One of the great joys of teaching Comparative Economics Systems is that I annually read Friedrich A. Hayek’s classic work: The Road to Serfdom.
How sharp a break not only with the recent past but with the whole evolution of Western civilization the modern trend towards socialism means becomes clear if we consider it not merely against the background of the nineteenth century but in a longer historical perspective. We are rapidly abandoning not the views merely of Cobden and Bright, Adam Smith and Hume, or even of Locke and Milton, but one of the salient characteristics of Western civilization as it has grown from the foundations laid by Christianity and the Greeks and Romans. Not merely nineteenth– and eighteenth– century liberalism, but the basic individualism inherited by us from Erasmus and Montaigne, from Cicero and Tacitus, Pericles and Thucydides, is progressively relinquished.**
Hayek thought Western civilization was breaking from its roots. I see less than open immigration as part of the movement away from a correctly understood individualism. We do not respect the individual person in his or her capacity as a person when we refuse him or her the opportunity to immigrate to the United States.
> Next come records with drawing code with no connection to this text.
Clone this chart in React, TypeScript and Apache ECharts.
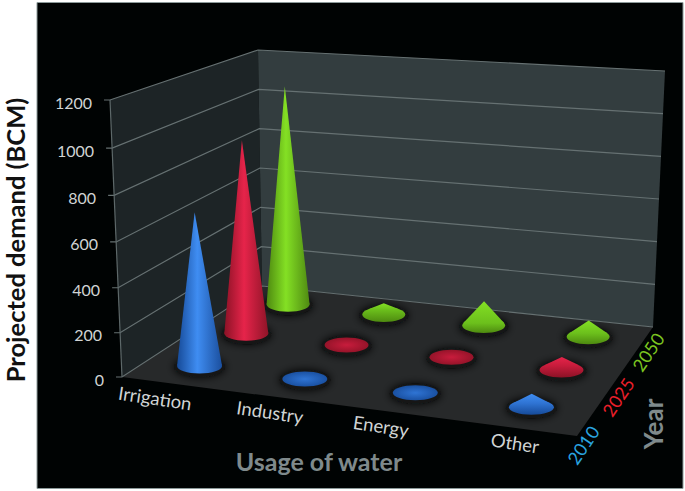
import React, { useEffect, useRef } from "react";
import * as echarts from "echarts";

const categories = ["Irrigation", "Industry", "Energy", "Other"];
const years = ["2010", "2025", "2050"];
const demand2010 = [690, 4, 4, 58];
const demand2025 = [905, 4, 4, 58];
const demand2050 = [1070, 55, 115, 75];
const yTicks = [0, 200, 400, 600, 800, 1000, 1200];
const yMax = 1200;

const FONT = "Lato, 'Open Sans', sans-serif";
const yearColors = ["#2aa5e0", "#ea1f2a", "#7cc520"];
// dark edge, bright highlight, dark edge, mid tone of short cones
const coneShades = [
  ["#164a98", "#3f8df2", "#1b4f9e", "#2f74d4"],
  ["#8c1226", "#e6244a", "#8f1428", "#c81c3c"],
  ["#4e8a10", "#84e024", "#4f8a12", "#6cc01c"],
];
const categoryLabelAt: [number, number][] = [[155, 398], [270, 412], [381, 426], [515, 443]];
const yearLabelAt: [number, number][] = [[583, 445], [618, 397], [648, 352]];

type P = [number, number];
// unit square -> quad: q00 (u0,v0), q10 (u1,v0), q11 (u1,v1), q01 (u0,v1)
function homography(q00: P, q10: P, q11: P, q01: P) {
  const dx1 = q10[0] - q11[0], dx2 = q01[0] - q11[0], sx = q00[0] - q10[0] + q11[0] - q01[0];
  const dy1 = q10[1] - q11[1], dy2 = q01[1] - q11[1], sy = q00[1] - q10[1] + q11[1] - q01[1];
  const den = dx1 * dy2 - dx2 * dy1;
  const g = (sx * dy2 - dx2 * sy) / den;
  const h = (dx1 * sy - sx * dy1) / den;
  const a = q10[0] - q00[0] + g * q10[0], b = q01[0] - q00[0] + h * q01[0], c = q00[0];
  const d = q10[1] - q00[1] + g * q10[1], e = q01[1] - q00[1] + h * q01[1], f = q00[1];
  return (u: number, v: number): P => {
    const w = g * u + h * v + 1;
    return [(a * u + b * v + c) / w, (d * u + e * v + f) / w];
  };
}
const floorMap = homography([122, 377], [577, 436], [653, 327], [262, 286]);
const topMap = homography([110, 100], [587, 132], [665, 71], [258, 50]);
function project(u: number, v: number, value: number): P {
  const f = floorMap(u, v), t = topMap(u, v), r = value / yMax;
  const k = r * (1 - 0.05 * (1 - r) * (1 - v));
  return [f[0] + (t[0] - f[0]) * k, f[1] + (t[1] - f[1]) * k];
}

function wallsItem(_: any, api: any) {
  const c = (p: P) => api.coord(p);
  const poly = (pts: P[], fill: string) => ({ type: "polygon", shape: { points: pts.map(c) }, style: { fill } });
  return {
    type: "group",
    children: [
      poly([project(0, 0, 0), project(0, 0, yMax), project(0, 1, yMax), project(0, 1, 0)], "#1d2426"),
      poly([project(0, 1, 0), project(0, 1, yMax), project(1, 1, yMax), project(1, 1, 0)], "#333d3f"),
      poly([project(0, 0, 0), project(1, 0, 0), project(1, 1, 0), project(0, 1, 0)], "#27292a"),
    ],
  };
}
function gridItem(_: any, api: any) {
  const val = api.value(0);
  const c = (p: P) => api.coord(p);
  const tickEnd = project(0, 0, val);
  return {
    type: "polyline",
    shape: { points: [[tickEnd[0] - 6, tickEnd[1]], project(0, 0, val), project(0, 1, val), project(1, 1, val)].map((p: any) => c(p)) },
    style: { stroke: "#667172", lineWidth: 1.2, fill: "none" },
  };
}
function edgeItem(_: any, api: any) {
  const c = (p: P) => api.coord(p);
  return {
    type: "polyline",
    shape: { points: [project(0, 0, 0), project(0, 0, yMax)].map(c) },
    style: { stroke: "#5d6869", lineWidth: 1.2, fill: "none" },
  };
}

function coneItem(yearIdx: number) {
  return (_: any, api: any) => {
    const catIdx = api.value(0);
    const val = api.value(1);
    const u = (catIdx + 0.5) / categories.length;
    const v = (yearIdx + 0.5) / years.length;
    const base = api.coord(project(u, v, 0));
    const apex = api.coord(project(u, v, val));
    const rx = 22.5 - yearIdx * 0.5;
    const ry = 7.5;
    const shade = coneShades[yearIdx];
    const dy = base[1] - apex[1];
    const tall = dy > 40;
    const hasTip = dy > ry;
    const ty = hasTip ? (ry * ry) / dy : 0;
    const seam = (ry - ty) / (2 * ry);
    const side = {
      type: "linear", x: 0, y: 0, x2: 1, y2: 0,
      colorStops: [
        { offset: 0, color: shade[0] },
        { offset: 0.45, color: shade[1] },
        { offset: 1, color: shade[2] },
      ],
    };
    const flatDisc = {
      type: "radial", x: 0.5, y: 0.5, r: 0.6,
      colorStops: [
        { offset: 0, color: shade[3] },
        { offset: 1, color: shade[0] },
      ],
    };
    const shortDisc = {
      type: "linear", x: 0, y: 0, x2: 0, y2: 1,
      colorStops: [
        { offset: 0, color: shade[3] },
        { offset: seam, color: shade[3] },
        { offset: 1, color: shade[0] },
      ],
    };
    const slope = {
      type: "linear", x: 0, y: 0, x2: 0, y2: 1,
      colorStops: [
        { offset: 0, color: shade[1] },
        { offset: 1, color: shade[3] },
      ],
    };
    const children: any[] = [
      { type: "ellipse", shape: { cx: base[0], cy: base[1] + 1, rx: rx + 3, ry: ry + 2.5 }, style: { fill: "#131617", shadowBlur: 9, shadowColor: "#0c0e0f" } },
      { type: "ellipse", shape: { cx: base[0], cy: base[1], rx, ry }, style: { fill: tall ? side : hasTip ? shortDisc : flatDisc } },
    ];
    if (hasTip) {
      const tx = rx * Math.sqrt(1 - (ry * ry) / (dy * dy));
      const lean = (apex[0] - base[0]) / dy;
      children.push({
        type: "polygon",
        shape: { points: [apex, [base[0] + tx + lean * ty, base[1] - ty], [base[0] - tx + lean * ty, base[1] - ty]] },
        style: { fill: tall ? side : slope },
      });
    }
    return { type: "group", children };
  };
}

const series: any[] = [
  { type: "custom", name: "walls", renderItem: wallsItem, data: [[0, 0]], silent: true, clip: false, z: 1, encode: { x: 0, y: 1 } },
  { type: "custom", name: "grid", renderItem: gridItem, data: yTicks.map((t) => [t, 0]), silent: true, clip: false, z: 2, encode: { x: 0, y: 1 } },
  { type: "custom", name: "edge", renderItem: edgeItem, data: [[0, 0]], silent: true, clip: false, z: 2, encode: { x: 0, y: 1 } },
  { type: "custom", name: "2050", renderItem: coneItem(2), data: demand2050.map((d, i) => [i, d]), silent: true, clip: false, z: 3, encode: { x: 0, y: 1 } },
  { type: "custom", name: "2025", renderItem: coneItem(1), data: demand2025.map((d, i) => [i, d]), silent: true, clip: false, z: 4, encode: { x: 0, y: 1 } },
  { type: "custom", name: "2010", renderItem: coneItem(0), data: demand2010.map((d, i) => [i, d]), silent: true, clip: false, z: 5, encode: { x: 0, y: 1 } },
];

function buildTexts() {
  const out: any[] = [];
  const text = (t: string, x: number, y: number, size: number, fill: string, opts: any = {}) =>
    out.push({
      type: "text", x, y, z: 100, rotation: opts.rotation || 0,
      style: { text: t, fontSize: size, fontFamily: FONT, fontWeight: opts.bold ? "bold" : "normal", fill, textAlign: opts.align || "center", textVerticalAlign: "middle" },
    });
  yTicks.forEach((t) => {
    const p = project(0, 0, t);
    text(String(t), p[0] - 18, p[1] + 2, 16, "#d0d4d4", { align: "right" });
  });
  categories.forEach((c, i) => {
    text(c, categoryLabelAt[i][0], categoryLabelAt[i][1], 18.5, "#d0d4d4", { rotation: -0.15 });
  });
  years.forEach((y, j) => {
    text(y, yearLabelAt[j][0], yearLabelAt[j][1], 18, yearColors[j], { rotation: 0.98 });
  });
  text("Projected demand (BCM)", 15, 240, 25.5, "#111111", { rotation: Math.PI / 2, bold: true });
  text("Usage of water", 319, 461, 25, "#7f8a8c", { bold: true });
  text("Year", 653, 424, 26, "#7f8a8c", { rotation: Math.PI / 2, bold: true });
  return out;
}

export default function App() {
  const ref = useRef<HTMLDivElement>(null);
  useEffect(() => {
    const chart = echarts.init(ref.current!, undefined, { renderer: "svg" });
    chart.setOption({
      animation: false,
      backgroundColor: "#ffffff",
      grid: { left: 0, right: 0, top: 0, bottom: 0 },
      xAxis: { type: "value", min: 0, max: 685, show: false },
      yAxis: { type: "value", min: 0, max: 491, inverse: true, show: false },
      graphic: [
        { type: "rect", z: -10, shape: { x: 37, y: 2.5, width: 646, height: 486 }, style: { fill: "#000303", stroke: "#8c9a9a", lineWidth: 1 } },
        ...buildTexts(),
      ],
      series,
    });
    return () => chart.dispose();
  }, []);
  return <div ref={ref} style={{ position: "fixed", left: 0, top: 0, width: 685, height: 491 }} />;
}
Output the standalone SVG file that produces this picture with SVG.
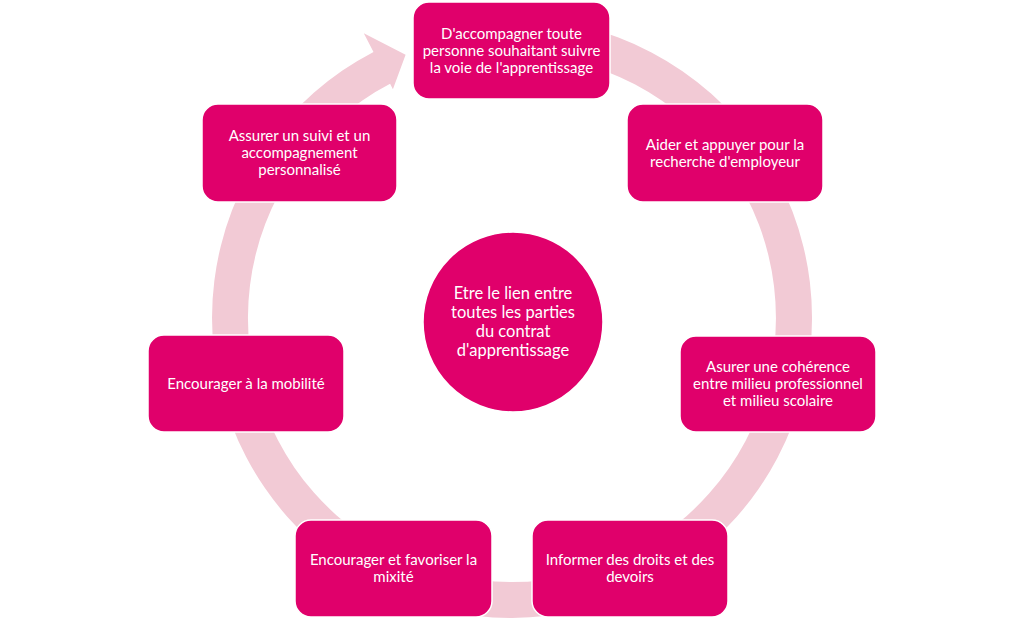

All value radiates from people created in God’s image. The amount of wealth we have created because of an ever widening radius of trust expanding the market and including more and more image bearers of God must not be truncated because of a fear of change. In the short run we are strong enough culturally and wealthy enough materially to absorb more immigrants and refugees. In the longer run these immigrants and refugees will help form the foundation of our culture.
* Final paragraph from Clauson’s post.
**The Road to Serfdom 1976 ed., p. 13.